Flames raced along brushy ridge tops and came close to houses while firefighters attacked from the ground and air. By nightfall, the flames were burning into the San Gorgonio Wilderness, where the brush was becoming sparse and limited the fire’s intensity, according to Zach Behrens, a spokesman for the San Bernardino National Forest.
Five buildings had been destroyed, including at least one home, authorities said. One firefighter was treated for an injury and returned to work.

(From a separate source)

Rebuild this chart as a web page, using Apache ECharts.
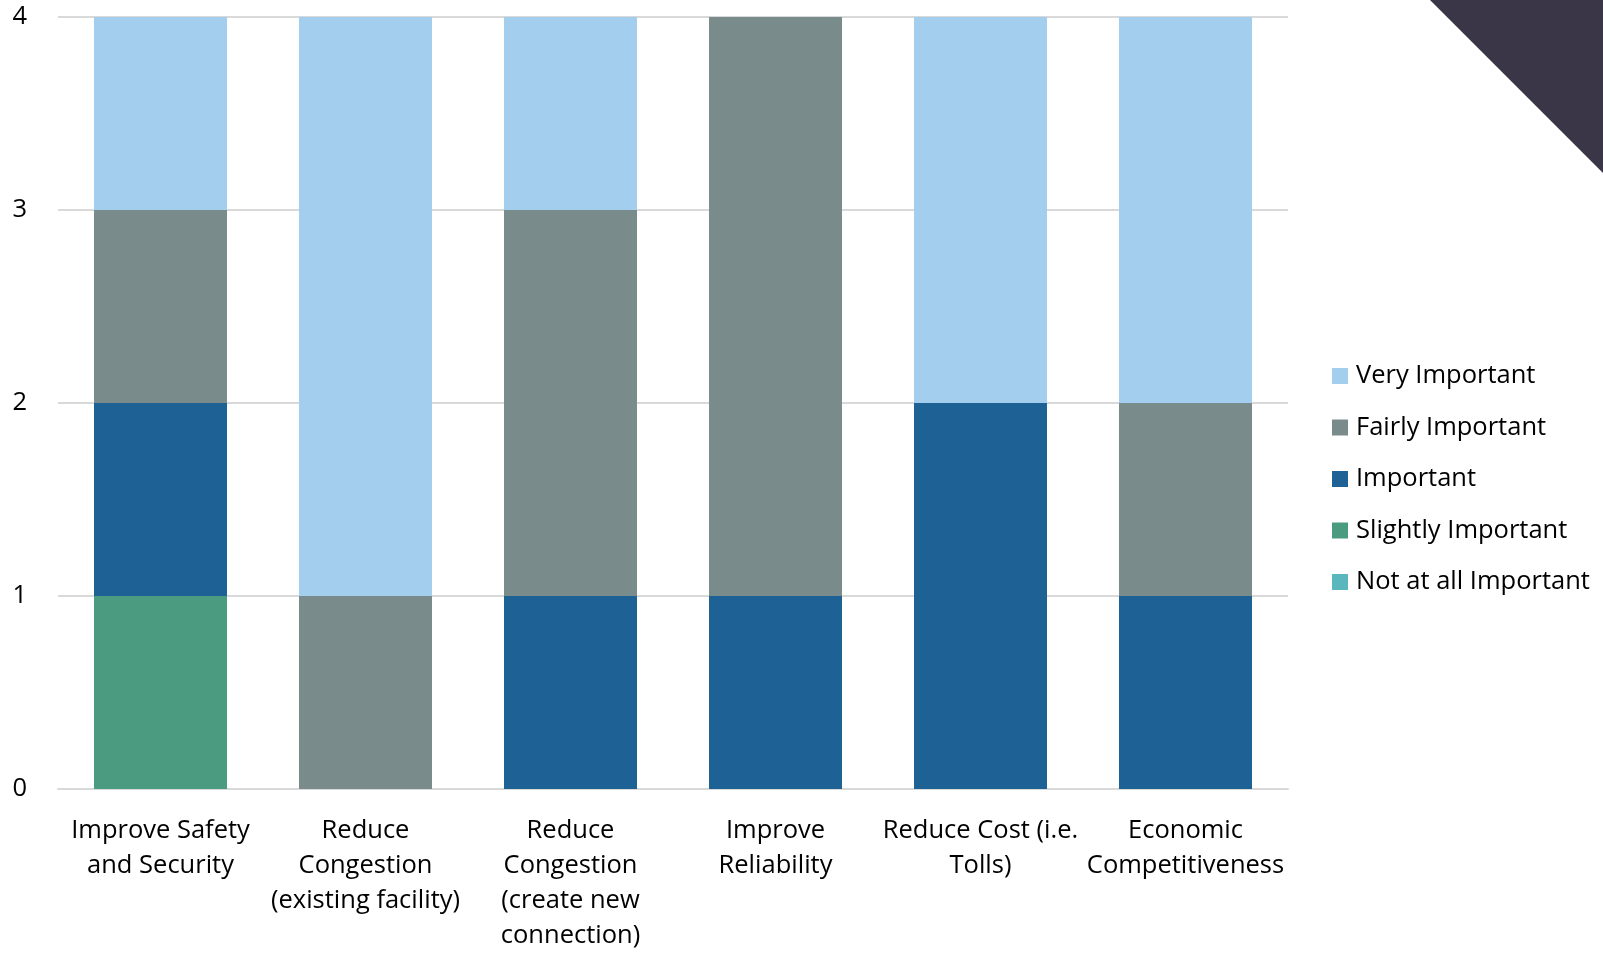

In Northern California, evacuations were ordered after a wildfire that sparked Sunday afternoon spread quickly and burned near homes near the East Park Reservoir in Colusa County. Complicating firefighters’ efforts were temperatures in the area north of Sacramento climbed to 98 degrees by Monday afternoon. The fire was 40% contained.
On California’s central coast, a fire in San Luis Obispo County was 60% contained Monday after burning more than 2 square miles of brush east of the community of Santa Margarita. Two structures were destroyed but officials said it was unclear whether they were homes.
In Riverside County, officials allowed flames from the Apple Fire to run up the side of Mount San Gorgonio, an 11,000-foot peak, because it wasn’t safe to let crews work in such steep, rugged terrain, said Lisa Cox, a spokeswoman for the U.S. Forest Service.
Evacuation orders and advisories were issued for about 2,500 homes in mountain, canyon and foothill neighborhoods. Campgrounds and hiking trails were closed in the San Gorgonio Wilderness area of the San Bernardino National Forest.
A smoke plume was visible for miles around and contributed to poor air quality.
Firefighters fought the blaze in scorching weather. The temperature hit 111 degrees on Monday in nearby Palm Spring.